▶ **Code that draws figures**:
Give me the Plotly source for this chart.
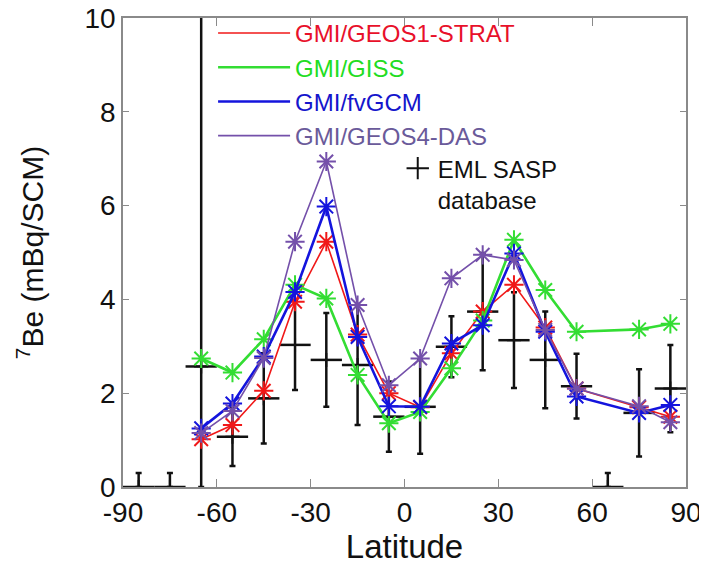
import plotly.graph_objects as go

# ---------------- data ----------------
lat_model = [-65, -55, -45, -35, -25, -15, -5, 5, 15, 25, 35, 45, 55, 75, 85]
geos1_strat = [1.02, 1.32, 2.05, 3.95, 5.23, 3.25, 2.00, 1.70, 2.85, 3.74, 4.31, 3.40, 2.10, 1.70, 1.50]
giss        = [2.74, 2.44, 3.15, 4.31, 4.02, 2.39, 1.36, 1.60, 2.53, 3.55, 5.27, 4.20, 3.31, 3.36, 3.48]
fvgcm       = [1.25, 1.78, 2.78, 4.16, 5.98, 3.20, 1.72, 1.71, 3.06, 3.45, 4.98, 3.31, 1.93, 1.58, 1.75]
geos4_das   = [1.15, 1.62, 2.75, 5.23, 6.94, 3.88, 2.17, 2.74, 4.45, 4.95, 4.84, 3.35, 2.10, 1.72, 1.38]

lat_obs = [-85, -75, -65, -55, -45, -35, -25, -15, -5, 5, 15, 25, 35, 45, 55, 65, 75, 85]
eml_val = [0.0, 0.0, 2.57, 1.07, 1.89, 3.03, 2.71, 2.60, 1.50, 1.71, 2.99, 3.74, 3.13, 2.71, 2.15, 0.0, 1.58, 2.10]
eml_err_plus = [0.30, 0.30, 8.0, 0.62, 0.96, 0.96, 1.00, 1.28, 0.75, 1.00, 0.65, 1.25, 1.02, 1.03, 0.69, 0.30, 0.93, 0.93]
eml_err_minus = [0.0, 0.0, 2.57, 0.62, 0.96, 0.96, 1.00, 1.28, 0.75, 1.00, 0.65, 1.25, 1.02, 1.03, 0.69, 0.0, 0.93, 0.93]
lat_halfwidth = [5] * len(lat_obs)

x_ticks = [-90, -60, -30, 0, 30, 60, 90]
x_tick_labels = ["-90", "-60", "-30", "0", "30", "60", "90"]
y_ticks = [0, 2, 4, 6, 8, 10]

models = [
    ("GMI/GEOS1-STRAT", geos1_strat, "#f01818", "#e8102a", 1.6),
    ("GMI/GISS", giss, "#33dd33", "#22dd22", 2.6),
    ("GMI/fvGCM", fvgcm, "#1414dd", "#1515cc", 2.6),
    ("GMI/GEOS4-DAS", geos4_das, "#7450aa", "#6a5a9a", 1.6),
]

FONT = "Liberation Sans, Arial, sans-serif"

fig = go.Figure()

# observations (cross = lat range bar + uncertainty bar)
fig.add_trace(go.Scatter(
    x=lat_obs, y=eml_val, mode="markers",
    marker=dict(symbol="cross-thin", size=10, color="#111111",
                line=dict(color="#111111", width=2)),
    error_x=dict(type="data", array=lat_halfwidth, symmetric=True,
                 color="#111111", thickness=2.5, width=0),
    error_y=dict(type="data", array=eml_err_plus, arrayminus=eml_err_minus,
                 symmetric=False, color="#111111", thickness=2.5, width=3),
    showlegend=False, hoverinfo="skip",
))

for name, vals, col, tcol, lw in models:
    fig.add_trace(go.Scatter(
        x=lat_model, y=vals, mode="lines+markers",
        line=dict(color=col, width=lw),
        marker=dict(symbol="asterisk-open", size=16,
                    line=dict(color=col, width=2)),
        showlegend=False,
    ))

# legend entries
for name, vals, col, tcol, lw in models:
    fig.add_trace(go.Scatter(
        x=[None], y=[None], mode="lines",
        line=dict(color=col, width=lw),
        name=f"<span style='color:{tcol}'>{name}</span>",
        legend="legend",
    ))
fig.add_trace(go.Scatter(
    x=[None], y=[None], mode="markers",
    marker=dict(symbol="cross-thin", size=20, color="#111111",
                line=dict(color="#111111", width=2)),
    name="EML SASP<br>database",
    legend="legend2",
))

axis_common = dict(
    showline=True, linecolor="#8a8a8a", linewidth=1.5, mirror="ticks",
    ticks="inside", tickcolor="#8a8a8a", tickwidth=1.2,
    showgrid=False, zeroline=False,
    tickfont=dict(family=FONT, size=28, color="#111111"),
)

fig.update_layout(
    width=707, height=575,
    margin=dict(l=115, r=29, t=3, b=96),
    paper_bgcolor="white", plot_bgcolor="white",
    font=dict(family=FONT, color="#111111"),
    xaxis=dict(range=[-90, 90], tickvals=x_ticks, ticktext=x_tick_labels, ticklen=8,
               automargin="bottom", ticklabeloverflow="allow",
               title=dict(text="Latitude", font=dict(family=FONT, size=33), standoff=0),
               **axis_common),
    yaxis=dict(range=[0, 10], tickvals=y_ticks, ticklen=6,
               automargin="left", ticklabeloverflow="allow",
               title=dict(text="<sup>7</sup>Be (mBq/SCM)", font=dict(family=FONT, size=30), standoff=32),
               **axis_common),
    legend=dict(x=0.16, y=1.015, xanchor="left", yanchor="top",
                bgcolor="rgba(0,0,0,0)", borderwidth=0,
                font=dict(family=FONT, size=24), tracegroupgap=0,
                itemwidth=72),
    legend2=dict(x=0.488, y=0.727, xanchor="left", yanchor="top",
                 bgcolor="rgba(0,0,0,0)", borderwidth=0, valign="top",
                 font=dict(family=FONT, size=24, color="#111111"),
                 itemwidth=30),
)

fig.write_html("out.html")
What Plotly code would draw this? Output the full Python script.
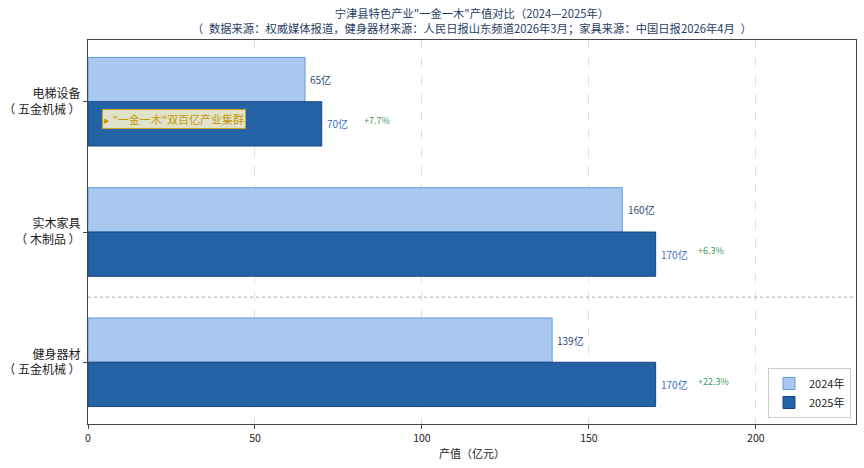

▶ **Problem to work on**:
What comes back should match the records exactly, minus any pictures.

▶ **Answer to this exercise**:
Give me the Plotly source for this chart.
import plotly.graph_objects as go

# ---------------- data ----------------
lat_model = [-65, -55, -45, -35, -25, -15, -5, 5, 15, 25, 35, 45, 55, 75, 85]
geos1_strat = [1.02, 1.32, 2.05, 3.95, 5.23, 3.25, 2.00, 1.70, 2.85, 3.74, 4.31, 3.40, 2.10, 1.70, 1.50]
giss        = [2.74, 2.44, 3.15, 4.31, 4.02, 2.39, 1.36, 1.60, 2.53, 3.55, 5.27, 4.20, 3.31, 3.36, 3.48]
fvgcm       = [1.25, 1.78, 2.78, 4.16, 5.98, 3.20, 1.72, 1.71, 3.06, 3.45, 4.98, 3.31, 1.93, 1.58, 1.75]
geos4_das   = [1.15, 1.62, 2.75, 5.23, 6.94, 3.88, 2.17, 2.74, 4.45, 4.95, 4.84, 3.35, 2.10, 1.72, 1.38]

lat_obs = [-85, -75, -65, -55, -45, -35, -25, -15, -5, 5, 15, 25, 35, 45, 55, 65, 75, 85]
eml_val = [0.0, 0.0, 2.57, 1.07, 1.89, 3.03, 2.71, 2.60, 1.50, 1.71, 2.99, 3.74, 3.13, 2.71, 2.15, 0.0, 1.58, 2.10]
eml_err_plus = [0.30, 0.30, 8.0, 0.62, 0.96, 0.96, 1.00, 1.28, 0.75, 1.00, 0.65, 1.25, 1.02, 1.03, 0.69, 0.30, 0.93, 0.93]
eml_err_minus = [0.0, 0.0, 2.57, 0.62, 0.96, 0.96, 1.00, 1.28, 0.75, 1.00, 0.65, 1.25, 1.02, 1.03, 0.69, 0.0, 0.93, 0.93]
lat_halfwidth = [5] * len(lat_obs)

x_ticks = [-90, -60, -30, 0, 30, 60, 90]
x_tick_labels = ["-90", "-60", "-30", "0", "30", "60", "90"]
y_ticks = [0, 2, 4, 6, 8, 10]

models = [
    ("GMI/GEOS1-STRAT", geos1_strat, "#f01818", "#e8102a", 1.6),
    ("GMI/GISS", giss, "#33dd33", "#22dd22", 2.6),
    ("GMI/fvGCM", fvgcm, "#1414dd", "#1515cc", 2.6),
    ("GMI/GEOS4-DAS", geos4_das, "#7450aa", "#6a5a9a", 1.6),
]

FONT = "Liberation Sans, Arial, sans-serif"

fig = go.Figure()

# observations (cross = lat range bar + uncertainty bar)
fig.add_trace(go.Scatter(
    x=lat_obs, y=eml_val, mode="markers",
    marker=dict(symbol="cross-thin", size=10, color="#111111",
                line=dict(color="#111111", width=2)),
    error_x=dict(type="data", array=lat_halfwidth, symmetric=True,
                 color="#111111", thickness=2.5, width=0),
    error_y=dict(type="data", array=eml_err_plus, arrayminus=eml_err_minus,
                 symmetric=False, color="#111111", thickness=2.5, width=3),
    showlegend=False, hoverinfo="skip",
))

for name, vals, col, tcol, lw in models:
    fig.add_trace(go.Scatter(
        x=lat_model, y=vals, mode="lines+markers",
        line=dict(color=col, width=lw),
        marker=dict(symbol="asterisk-open", size=16,
                    line=dict(color=col, width=2)),
        showlegend=False,
    ))

# legend entries
for name, vals, col, tcol, lw in models:
    fig.add_trace(go.Scatter(
        x=[None], y=[None], mode="lines",
        line=dict(color=col, width=lw),
        name=f"<span style='color:{tcol}'>{name}</span>",
        legend="legend",
    ))
fig.add_trace(go.Scatter(
    x=[None], y=[None], mode="markers",
    marker=dict(symbol="cross-thin", size=20, color="#111111",
                line=dict(color="#111111", width=2)),
    name="EML SASP<br>database",
    legend="legend2",
))

axis_common = dict(
    showline=True, linecolor="#8a8a8a", linewidth=1.5, mirror="ticks",
    ticks="inside", tickcolor="#8a8a8a", tickwidth=1.2,
    showgrid=False, zeroline=False,
    tickfont=dict(family=FONT, size=28, color="#111111"),
)

fig.update_layout(
    width=707, height=575,
    margin=dict(l=115, r=29, t=3, b=96),
    paper_bgcolor="white", plot_bgcolor="white",
    font=dict(family=FONT, color="#111111"),
    xaxis=dict(range=[-90, 90], tickvals=x_ticks, ticktext=x_tick_labels, ticklen=8,
               automargin="bottom", ticklabeloverflow="allow",
               title=dict(text="Latitude", font=dict(family=FONT, size=33), standoff=0),
               **axis_common),
    yaxis=dict(range=[0, 10], tickvals=y_ticks, ticklen=6,
               automargin="left", ticklabeloverflow="allow",
               title=dict(text="<sup>7</sup>Be (mBq/SCM)", font=dict(family=FONT, size=30), standoff=32),
               **axis_common),
    legend=dict(x=0.16, y=1.015, xanchor="left", yanchor="top",
                bgcolor="rgba(0,0,0,0)", borderwidth=0,
                font=dict(family=FONT, size=24), tracegroupgap=0,
                itemwidth=72),
    legend2=dict(x=0.488, y=0.727, xanchor="left", yanchor="top",
                 bgcolor="rgba(0,0,0,0)", borderwidth=0, valign="top",
                 font=dict(family=FONT, size=24, color="#111111"),
                 itemwidth=30),
)

fig.write_html("out.html")
What Plotly code would draw this? Output the full Python script.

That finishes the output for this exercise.